I still enjoy what I do. I like having one-on-one advising meetings with my students and talking to them about how college is going for them, talking about their interest, the challenges they're facing, and so on. I love my staff and enjoy spending time with them (even though some of them can be a little high maintenance sometimes...*sigh*). I am passionate about social justice - which I try to include in everything I do within the hall and which, of course, my committee centers around. But somehow - inspite of all that - I'm having a hard time getting motivated. I find myself staring at the computer screen, checking Facebook or MySpace every few minutes (I'm usually not that addicted to social networking pages), checking my favorite band's Web site every few hours to see if they've posted something new (which never happens often enough), I send instant messages to people I haven't talked to in years, or I just daydream.
Maybe I'm just tired, stressed - who knows. Maybe this is a sign that this really needs to be my last year here. I love my job but I'm not as committed, as enthusiastic about it anymore. I think I have a better grasp on what I'm supposed to be doing; I've been able to improve in a lot of different areas (of course there's still lots of room for further improvement). Nevertheless, I see myself messing up, falling short of my own expectations, forgetting things that should not be forgotten.
Is this a case of "Seniorities"? I was never one to say, "I'm leaving, I don't care anymore." My last year with NRHH at my undergrad, I developed a detailed manual for our executive board because I wanted to leave a legacy behind. I still have high hopes and goals for this year. There's so much I want to accomplish.
And occasionally it'll hit me. This is my last year here (at least if everything goes according to plan). And as much as I've had my rough times here, I've loved it. I love this school; I love the job; I'm comfortable here. I've connected with many students and various student organizations. I know how to do things, where to go for help. I'm just - comfortable!
It won't be easy leaving here. I am scared of new beginnings. Not knowing anyone, not knowing how to do things. What if I mess up? What if I don't fit in there?
And then another, childish, stupid thought crosses my mind. What if I end up moving to a place where my favorite band never performs?

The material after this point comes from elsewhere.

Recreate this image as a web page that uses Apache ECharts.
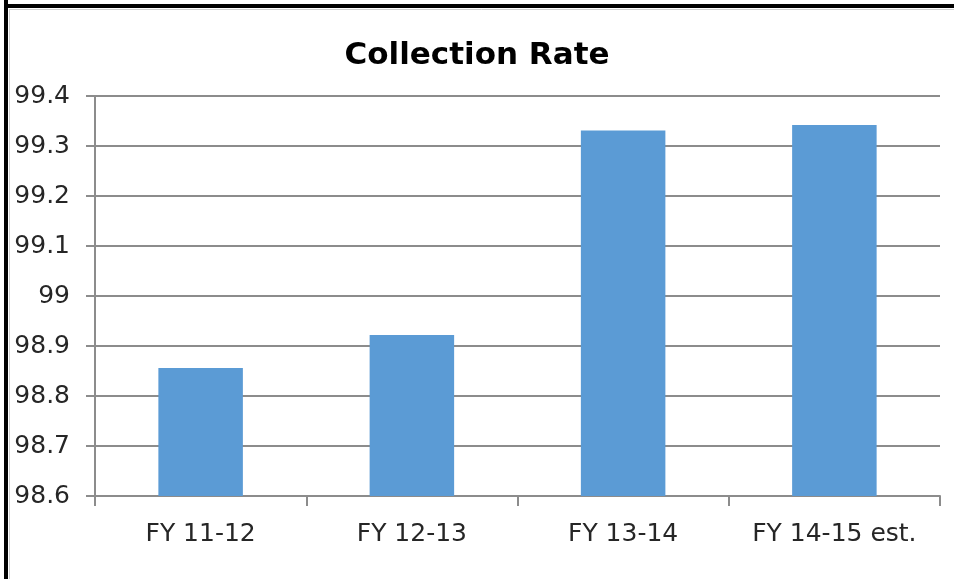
<!DOCTYPE html>
<html lang="en" style="height: 100%">
<head>
  <meta charset="utf-8">
</head>
<body style="height: 100%; margin: 0; background: #fff">
  <div id="container" style="width: 954px; height: 579px"></div>
  <script type="text/javascript" src="https://cdn.jsdelivr.net/npm/echarts@6/dist/echarts.min.js"></script>
  <script type="text/javascript">
    var categories = ['FY 11-12', 'FY 12-13', 'FY 13-14', 'FY 14-15 est.'];
    var rates = [98.856, 98.922, 99.331, 99.342];
    var yTicks = { min: 98.6, max: 99.4, interval: 0.1 };

    var font = '"DejaVu Sans", sans-serif';
    var gray = '#8c8c8c';

    var myChart = echarts.init(document.getElementById('container'), null, { renderer: 'canvas' });
    var option = {
      backgroundColor: '#fff',
      animation: false,
      title: {
        text: 'Collection Rate',
        left: 'center',
        top: 35,
        textStyle: { fontFamily: font, fontSize: 31, fontWeight: 'bold', color: '#000' }
      },
      graphic: [
        { type: 'line', shape: { x1: 6, y1: 0, x2: 6, y2: 579 }, style: { stroke: '#000', lineWidth: 4 } },
        { type: 'line', shape: { x1: 4, y1: 6, x2: 954, y2: 6 }, style: { stroke: '#000', lineWidth: 4 } },
        { type: 'line', shape: { x1: 9.5, y1: 9, x2: 9.5, y2: 579 }, style: { stroke: '#d0d0d0', lineWidth: 1 } },
        { type: 'line', shape: { x1: 9, y1: 9.5, x2: 954, y2: 9.5 }, style: { stroke: '#d0d0d0', lineWidth: 1 } }
      ],
      grid: { left: 95, right: 14, top: 96, bottom: 83, containLabel: false },
      xAxis: {
        type: 'category',
        data: categories,
        axisLine: { lineStyle: { color: gray, width: 2 } },
        axisTick: { show: true, interval: 0, length: 10, lineStyle: { color: gray, width: 2 } },
        axisLabel: { interval: 0, hideOverlap: false, fontFamily: font, fontSize: 25, color: '#262626', margin: 26 }
      },
      yAxis: {
        type: 'value',
        min: yTicks.min,
        max: yTicks.max,
        interval: yTicks.interval,
        axisLine: { show: true, lineStyle: { color: gray, width: 2 } },
        axisTick: { show: true, length: 9, lineStyle: { color: gray, width: 2 } },
        splitLine: { lineStyle: { color: gray, width: 2 } },
        axisLabel: {
          fontFamily: font, fontSize: 25, color: '#262626', margin: 25,
          formatter: function (v) { return String(Math.round(v * 10) / 10); }
        }
      },
      series: [{
        type: 'bar',
        data: rates,
        barWidth: '40%',
        itemStyle: { color: '#5b9bd5' }
      }]
    };
    myChart.setOption(option);
  </script>
</body>
</html>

Those concerts - even though there's only been four this year...one of which I hosted - have become such a huge part of my life in these past few weeks (I know it's kinda crazy...haha...maybe I am truly losing my mind) that right now, I just can't imagine life without them. This is what my friends and I talk about. This is what I think about when I'm not thinking about work. What would life be like without that?
I'm enough of a realist to know that I can't base my job search of a band's tour schedule, but seriously...I just really can't bare to imagine life without those concerts right now.